Этот спор свидетельствует, насколько была важна для обеих сторон синагога как средство конструирования еврейской национальной идентичности. Если Стасов придерживался концепции о культурной автономии еврейского народа в многонациональной империи, то идеалом Гордона был русский гражданин еврейского вероисповедания, желающий походить на представителей узкой прослойки образованного русского среднего класса. Несмотря на разногласия, и Стасов, и Гордон относились к «западникам», однако они апеллировали к различным движениям в интеллектуальной жизни Европы: Гордон — к Гаскале, Стасов — к зарождающимся национальным движениям . Следовательно, сама дискуссия о стиле, в котором будет построена петербургская синагога, означала, что среди еврейской столичной элиты происходит политическая переориентация.
Аргументация представителя русской интеллигенции Стасова сначала может показаться менее убедительной и не особенно широко представленной среди еврейских нотаблей, имевших необходимые полномочия для принятия решений, однако в конечном счете именно компетентное правление Хорального молитвенного дома, состоявшее из основных спонсоров строительства, отдало предпочтение национальной еврейской концепции Стасова. В 1879 г. еврейская элита, значительно интегрированная в экономическую и общественную жизнь столицы, иначе, чем двадцать лет тому назад, относилась к еврейскому национальному самоосознанию . Поскольку их финансовые возможности были основным условием для строительства первой представительной синагоги (как это происходило и в других больших городах Центральной и Восточной Европы), стало быть, они же и принимали решение о том, как она будет выглядеть .
Когда комиссия для постройки синагоги в этом же году объявила открытый конкурс по созданию проекта здания, архитекторам, принимавшим участие в конкурсе, было предписано ориентироваться на арабско‑мавританский стиль. Неизвестно, сколько проектов поступило на рассмотрение комиссии . Однако доказано, что Стасов, будучи председателем комиссии, решительно отверг один проект по причине того, что тот напоминал церкви, и этим еще раз выразил свое программное неприятие интегративной концепции Йеуды Гордона . Комиссия остановила свой выбор на проекте Льва Бахмана и Ивана Шапошникова, в котором наиболее ярко был выражен восточный стиль из‑за наличия таких элементов, как башни, напоминающие минареты, и абстрактные орнаменты. То, что строительство синагоги было поручено Льву Бахману, первому еврею — выпускнику Петербургской академии художеств, соответствовало идеологическому духу споров об архитектурном стиле синагоги . Поскольку для самостоятельного выполнения проекта ему не хватало академического звания и практического опыта, то проект на конкурс он подал совместно с И. И. Шапошниковым, профессором академии художеств . По указанию Стасова архитекторы переработали изначальный проект относительно пропорций здания, дополнив массивный фасад несколькими арками и добавив орнаменты, заимствованные из древних еврейских строений . Второй проект был вновь представлен на утверждение в Министерство внутренних дел в 1880 г.

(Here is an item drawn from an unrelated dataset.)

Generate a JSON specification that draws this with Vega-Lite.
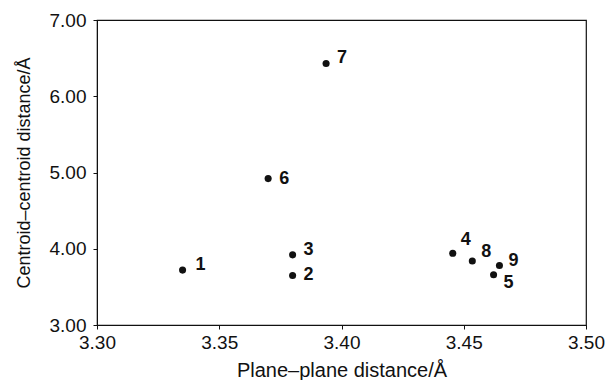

Борьба за достойное местоположение и финансовые средства
Ни государственные, ни местные власти не вмешивались в публичные споры об архитектурном облике синагоги, однако это не означало равнодушия или терпимости. Чиновники просто не видели необходимости вмешиваться до тех пор, пока евреи не сойдутся на одном проекте постройки. В 1870‑х гг. петербургскому обер‑полицмейстеру Ф. Ф. Трепову, который позднее стал градоначальником, было гораздо важнее руководить поиском места для строительства. В отличие от либерально настроенного Владимира Стасова, который, обращаясь в своей статье к властям, призывал их не применять в Петербурге законодательно закрепленное правило о минимальном расстоянии между новопостроенными синагогами и православными церквами, Трепов защищал главенствующие позиции государственной религии . Поэтому в попытках найти достойное местоположение для синагоги петербургская еврейская элита постоянно сталкивалась с тем, что многие подходящие места в городе уже заняты православными церквами .

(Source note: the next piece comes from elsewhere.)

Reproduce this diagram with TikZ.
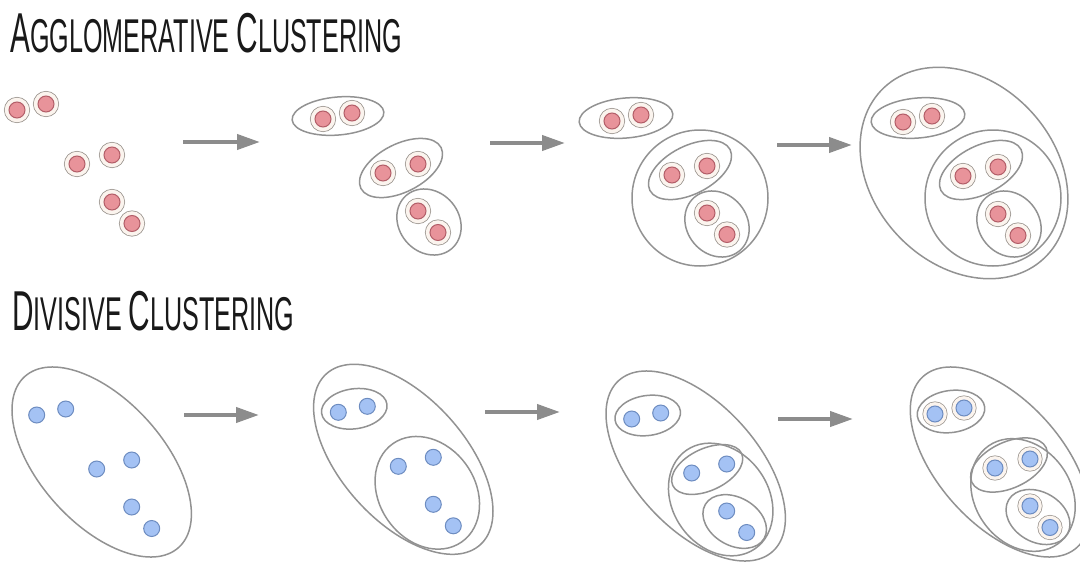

Комиссия и так была серьезно ограничена в выборе места для строительства, принимая во внимание интересы церкви. Помимо этого, правительство тоже не упускало возможности продемонстрировать свою власть, что осложняло поиски. Правление Хорального молитвенного дома умело реалистично оценивать позицию правительства и никогда не требовало построить синагогу на Невском проспекте, самой фешенебельной улице Петербурга . Хоть это и не было прописано ни в каких законах, на Невском находились государственные учреждения и церкви православной и других крупных христианских конфессий. Поэтому предложения еврейских представителей касались исключительно периферии столичного центра, особенно основного района, где жили евреи, — поблизости от Сенного рынка. Однако там селились в основном мелкие торговцы и ремесленники, а не успешные купцы и люди с высшим образованием, которые испытывали потребность в величественной синагоге и реформированном богослужении. Такой выбор расположения синагоги проливает свет на долгосрочные намерения представителей еврейской элиты. Они сознательно хотели выстроить новую синагогу в непосредственной близости от ортодоксальных петербургских евреев, которых надеялись привлечь в русло религиозной реформы.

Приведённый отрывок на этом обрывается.